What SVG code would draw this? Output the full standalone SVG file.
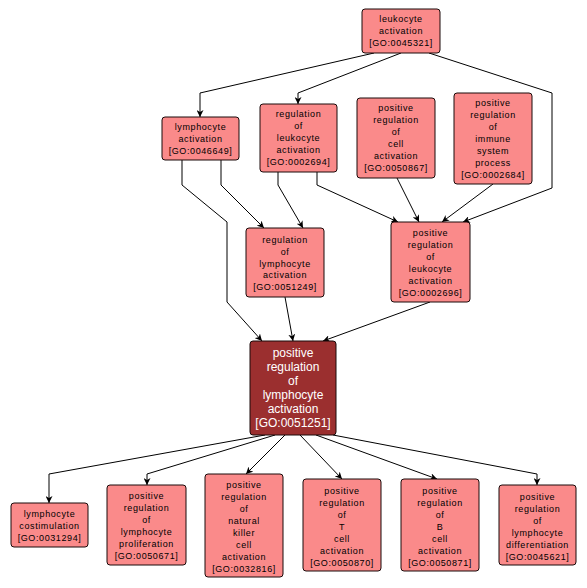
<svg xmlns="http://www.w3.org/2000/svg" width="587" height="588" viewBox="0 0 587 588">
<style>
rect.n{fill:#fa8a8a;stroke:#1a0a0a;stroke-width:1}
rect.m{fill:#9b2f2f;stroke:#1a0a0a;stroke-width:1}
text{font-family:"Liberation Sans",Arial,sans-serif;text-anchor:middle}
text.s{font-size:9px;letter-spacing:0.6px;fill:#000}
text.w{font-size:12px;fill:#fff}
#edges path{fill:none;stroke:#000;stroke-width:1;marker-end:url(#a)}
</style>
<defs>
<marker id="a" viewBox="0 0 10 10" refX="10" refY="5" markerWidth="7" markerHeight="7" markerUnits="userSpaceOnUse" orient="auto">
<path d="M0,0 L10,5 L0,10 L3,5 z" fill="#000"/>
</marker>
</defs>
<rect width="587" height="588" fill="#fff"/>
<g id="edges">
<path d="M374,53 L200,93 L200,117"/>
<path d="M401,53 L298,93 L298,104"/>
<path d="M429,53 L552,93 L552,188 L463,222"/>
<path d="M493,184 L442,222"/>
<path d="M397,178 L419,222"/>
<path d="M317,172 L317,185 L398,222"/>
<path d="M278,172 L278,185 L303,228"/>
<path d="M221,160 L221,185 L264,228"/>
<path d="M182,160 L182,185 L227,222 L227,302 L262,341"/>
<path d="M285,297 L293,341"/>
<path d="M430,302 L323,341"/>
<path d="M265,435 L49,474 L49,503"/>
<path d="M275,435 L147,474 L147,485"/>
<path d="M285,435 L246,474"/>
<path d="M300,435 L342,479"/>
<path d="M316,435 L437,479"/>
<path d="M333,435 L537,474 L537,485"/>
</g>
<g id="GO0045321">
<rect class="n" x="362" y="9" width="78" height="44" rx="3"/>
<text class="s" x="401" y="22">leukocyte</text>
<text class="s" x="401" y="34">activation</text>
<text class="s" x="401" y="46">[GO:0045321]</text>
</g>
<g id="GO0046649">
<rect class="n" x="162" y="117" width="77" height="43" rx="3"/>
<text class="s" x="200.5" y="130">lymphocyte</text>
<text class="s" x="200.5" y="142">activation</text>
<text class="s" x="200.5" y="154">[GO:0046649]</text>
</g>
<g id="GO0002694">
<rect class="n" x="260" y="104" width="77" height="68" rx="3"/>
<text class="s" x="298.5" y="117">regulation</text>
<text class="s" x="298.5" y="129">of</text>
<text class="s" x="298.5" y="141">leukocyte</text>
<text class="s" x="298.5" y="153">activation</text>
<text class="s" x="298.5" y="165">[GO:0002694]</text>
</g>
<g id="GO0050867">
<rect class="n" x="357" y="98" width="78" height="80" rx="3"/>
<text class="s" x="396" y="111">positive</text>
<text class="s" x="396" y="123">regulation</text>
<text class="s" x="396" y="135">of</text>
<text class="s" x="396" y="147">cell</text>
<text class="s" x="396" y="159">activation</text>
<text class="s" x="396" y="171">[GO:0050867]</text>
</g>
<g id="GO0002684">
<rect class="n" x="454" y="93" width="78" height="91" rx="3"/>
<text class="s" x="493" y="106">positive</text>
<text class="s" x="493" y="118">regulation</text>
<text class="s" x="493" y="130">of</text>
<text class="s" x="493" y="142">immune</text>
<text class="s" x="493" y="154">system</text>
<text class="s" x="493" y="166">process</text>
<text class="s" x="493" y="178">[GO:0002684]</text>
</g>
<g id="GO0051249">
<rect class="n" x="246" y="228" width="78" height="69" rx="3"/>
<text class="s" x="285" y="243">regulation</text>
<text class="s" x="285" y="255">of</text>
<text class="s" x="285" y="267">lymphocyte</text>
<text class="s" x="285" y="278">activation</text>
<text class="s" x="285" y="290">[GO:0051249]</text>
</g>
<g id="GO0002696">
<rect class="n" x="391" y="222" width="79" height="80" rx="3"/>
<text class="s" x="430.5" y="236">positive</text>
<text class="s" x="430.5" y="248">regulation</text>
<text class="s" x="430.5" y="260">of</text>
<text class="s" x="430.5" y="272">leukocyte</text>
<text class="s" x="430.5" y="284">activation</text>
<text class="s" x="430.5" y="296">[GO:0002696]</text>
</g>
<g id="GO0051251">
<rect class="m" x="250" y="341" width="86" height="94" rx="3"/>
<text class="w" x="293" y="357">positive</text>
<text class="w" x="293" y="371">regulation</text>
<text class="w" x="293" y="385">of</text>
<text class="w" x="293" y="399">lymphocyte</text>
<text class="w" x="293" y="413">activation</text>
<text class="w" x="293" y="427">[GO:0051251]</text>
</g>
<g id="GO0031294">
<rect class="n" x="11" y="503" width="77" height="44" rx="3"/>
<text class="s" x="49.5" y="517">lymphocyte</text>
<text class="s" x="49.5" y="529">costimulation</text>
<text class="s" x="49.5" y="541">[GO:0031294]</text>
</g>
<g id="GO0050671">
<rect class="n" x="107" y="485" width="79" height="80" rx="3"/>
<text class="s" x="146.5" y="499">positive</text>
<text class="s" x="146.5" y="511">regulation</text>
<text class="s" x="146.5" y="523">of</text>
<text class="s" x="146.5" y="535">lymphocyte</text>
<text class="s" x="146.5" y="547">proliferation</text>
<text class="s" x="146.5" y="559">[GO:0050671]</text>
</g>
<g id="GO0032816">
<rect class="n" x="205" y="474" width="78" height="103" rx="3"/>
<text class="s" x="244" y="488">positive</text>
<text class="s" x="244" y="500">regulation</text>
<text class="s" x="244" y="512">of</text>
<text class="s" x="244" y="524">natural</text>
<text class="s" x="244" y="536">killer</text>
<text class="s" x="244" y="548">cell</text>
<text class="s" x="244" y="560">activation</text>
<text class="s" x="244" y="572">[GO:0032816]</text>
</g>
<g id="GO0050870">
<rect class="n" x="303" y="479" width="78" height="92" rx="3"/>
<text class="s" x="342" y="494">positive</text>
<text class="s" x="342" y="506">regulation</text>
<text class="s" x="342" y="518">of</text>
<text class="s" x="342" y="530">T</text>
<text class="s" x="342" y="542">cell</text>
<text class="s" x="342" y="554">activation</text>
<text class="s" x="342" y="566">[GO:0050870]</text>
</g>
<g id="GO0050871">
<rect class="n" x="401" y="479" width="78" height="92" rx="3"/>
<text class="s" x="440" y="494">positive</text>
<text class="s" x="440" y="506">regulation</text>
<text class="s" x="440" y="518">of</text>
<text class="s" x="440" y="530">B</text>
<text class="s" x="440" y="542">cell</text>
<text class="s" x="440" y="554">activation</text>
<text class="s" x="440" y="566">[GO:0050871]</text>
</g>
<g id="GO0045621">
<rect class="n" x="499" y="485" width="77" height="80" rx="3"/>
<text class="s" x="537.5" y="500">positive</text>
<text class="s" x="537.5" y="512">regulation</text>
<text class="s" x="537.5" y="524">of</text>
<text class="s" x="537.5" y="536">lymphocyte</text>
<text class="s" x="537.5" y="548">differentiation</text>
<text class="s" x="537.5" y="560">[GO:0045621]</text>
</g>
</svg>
......
Given request
Make an exact copy of the listing above. Do not include the pictures.

The solution
What SVG code would draw this? Output the full standalone SVG file.
<svg xmlns="http://www.w3.org/2000/svg" width="587" height="588" viewBox="0 0 587 588">
<style>
rect.n{fill:#fa8a8a;stroke:#1a0a0a;stroke-width:1}
rect.m{fill:#9b2f2f;stroke:#1a0a0a;stroke-width:1}
text{font-family:"Liberation Sans",Arial,sans-serif;text-anchor:middle}
text.s{font-size:9px;letter-spacing:0.6px;fill:#000}
text.w{font-size:12px;fill:#fff}
#edges path{fill:none;stroke:#000;stroke-width:1;marker-end:url(#a)}
</style>
<defs>
<marker id="a" viewBox="0 0 10 10" refX="10" refY="5" markerWidth="7" markerHeight="7" markerUnits="userSpaceOnUse" orient="auto">
<path d="M0,0 L10,5 L0,10 L3,5 z" fill="#000"/>
</marker>
</defs>
<rect width="587" height="588" fill="#fff"/>
<g id="edges">
<path d="M374,53 L200,93 L200,117"/>
<path d="M401,53 L298,93 L298,104"/>
<path d="M429,53 L552,93 L552,188 L463,222"/>
<path d="M493,184 L442,222"/>
<path d="M397,178 L419,222"/>
<path d="M317,172 L317,185 L398,222"/>
<path d="M278,172 L278,185 L303,228"/>
<path d="M221,160 L221,185 L264,228"/>
<path d="M182,160 L182,185 L227,222 L227,302 L262,341"/>
<path d="M285,297 L293,341"/>
<path d="M430,302 L323,341"/>
<path d="M265,435 L49,474 L49,503"/>
<path d="M275,435 L147,474 L147,485"/>
<path d="M285,435 L246,474"/>
<path d="M300,435 L342,479"/>
<path d="M316,435 L437,479"/>
<path d="M333,435 L537,474 L537,485"/>
</g>
<g id="GO0045321">
<rect class="n" x="362" y="9" width="78" height="44" rx="3"/>
<text class="s" x="401" y="22">leukocyte</text>
<text class="s" x="401" y="34">activation</text>
<text class="s" x="401" y="46">[GO:0045321]</text>
</g>
<g id="GO0046649">
<rect class="n" x="162" y="117" width="77" height="43" rx="3"/>
<text class="s" x="200.5" y="130">lymphocyte</text>
<text class="s" x="200.5" y="142">activation</text>
<text class="s" x="200.5" y="154">[GO:0046649]</text>
</g>
<g id="GO0002694">
<rect class="n" x="260" y="104" width="77" height="68" rx="3"/>
<text class="s" x="298.5" y="117">regulation</text>
<text class="s" x="298.5" y="129">of</text>
<text class="s" x="298.5" y="141">leukocyte</text>
<text class="s" x="298.5" y="153">activation</text>
<text class="s" x="298.5" y="165">[GO:0002694]</text>
</g>
<g id="GO0050867">
<rect class="n" x="357" y="98" width="78" height="80" rx="3"/>
<text class="s" x="396" y="111">positive</text>
<text class="s" x="396" y="123">regulation</text>
<text class="s" x="396" y="135">of</text>
<text class="s" x="396" y="147">cell</text>
<text class="s" x="396" y="159">activation</text>
<text class="s" x="396" y="171">[GO:0050867]</text>
</g>
<g id="GO0002684">
<rect class="n" x="454" y="93" width="78" height="91" rx="3"/>
<text class="s" x="493" y="106">positive</text>
<text class="s" x="493" y="118">regulation</text>
<text class="s" x="493" y="130">of</text>
<text class="s" x="493" y="142">immune</text>
<text class="s" x="493" y="154">system</text>
<text class="s" x="493" y="166">process</text>
<text class="s" x="493" y="178">[GO:0002684]</text>
</g>
<g id="GO0051249">
<rect class="n" x="246" y="228" width="78" height="69" rx="3"/>
<text class="s" x="285" y="243">regulation</text>
<text class="s" x="285" y="255">of</text>
<text class="s" x="285" y="267">lymphocyte</text>
<text class="s" x="285" y="278">activation</text>
<text class="s" x="285" y="290">[GO:0051249]</text>
</g>
<g id="GO0002696">
<rect class="n" x="391" y="222" width="79" height="80" rx="3"/>
<text class="s" x="430.5" y="236">positive</text>
<text class="s" x="430.5" y="248">regulation</text>
<text class="s" x="430.5" y="260">of</text>
<text class="s" x="430.5" y="272">leukocyte</text>
<text class="s" x="430.5" y="284">activation</text>
<text class="s" x="430.5" y="296">[GO:0002696]</text>
</g>
<g id="GO0051251">
<rect class="m" x="250" y="341" width="86" height="94" rx="3"/>
<text class="w" x="293" y="357">positive</text>
<text class="w" x="293" y="371">regulation</text>
<text class="w" x="293" y="385">of</text>
<text class="w" x="293" y="399">lymphocyte</text>
<text class="w" x="293" y="413">activation</text>
<text class="w" x="293" y="427">[GO:0051251]</text>
</g>
<g id="GO0031294">
<rect class="n" x="11" y="503" width="77" height="44" rx="3"/>
<text class="s" x="49.5" y="517">lymphocyte</text>
<text class="s" x="49.5" y="529">costimulation</text>
<text class="s" x="49.5" y="541">[GO:0031294]</text>
</g>
<g id="GO0050671">
<rect class="n" x="107" y="485" width="79" height="80" rx="3"/>
<text class="s" x="146.5" y="499">positive</text>
<text class="s" x="146.5" y="511">regulation</text>
<text class="s" x="146.5" y="523">of</text>
<text class="s" x="146.5" y="535">lymphocyte</text>
<text class="s" x="146.5" y="547">proliferation</text>
<text class="s" x="146.5" y="559">[GO:0050671]</text>
</g>
<g id="GO0032816">
<rect class="n" x="205" y="474" width="78" height="103" rx="3"/>
<text class="s" x="244" y="488">positive</text>
<text class="s" x="244" y="500">regulation</text>
<text class="s" x="244" y="512">of</text>
<text class="s" x="244" y="524">natural</text>
<text class="s" x="244" y="536">killer</text>
<text class="s" x="244" y="548">cell</text>
<text class="s" x="244" y="560">activation</text>
<text class="s" x="244" y="572">[GO:0032816]</text>
</g>
<g id="GO0050870">
<rect class="n" x="303" y="479" width="78" height="92" rx="3"/>
<text class="s" x="342" y="494">positive</text>
<text class="s" x="342" y="506">regulation</text>
<text class="s" x="342" y="518">of</text>
<text class="s" x="342" y="530">T</text>
<text class="s" x="342" y="542">cell</text>
<text class="s" x="342" y="554">activation</text>
<text class="s" x="342" y="566">[GO:0050870]</text>
</g>
<g id="GO0050871">
<rect class="n" x="401" y="479" width="78" height="92" rx="3"/>
<text class="s" x="440" y="494">positive</text>
<text class="s" x="440" y="506">regulation</text>
<text class="s" x="440" y="518">of</text>
<text class="s" x="440" y="530">B</text>
<text class="s" x="440" y="542">cell</text>
<text class="s" x="440" y="554">activation</text>
<text class="s" x="440" y="566">[GO:0050871]</text>
</g>
<g id="GO0045621">
<rect class="n" x="499" y="485" width="77" height="80" rx="3"/>
<text class="s" x="537.5" y="500">positive</text>
<text class="s" x="537.5" y="512">regulation</text>
<text class="s" x="537.5" y="524">of</text>
<text class="s" x="537.5" y="536">lymphocyte</text>
<text class="s" x="537.5" y="548">differentiation</text>
<text class="s" x="537.5" y="560">[GO:0045621]</text>
</g>
</svg>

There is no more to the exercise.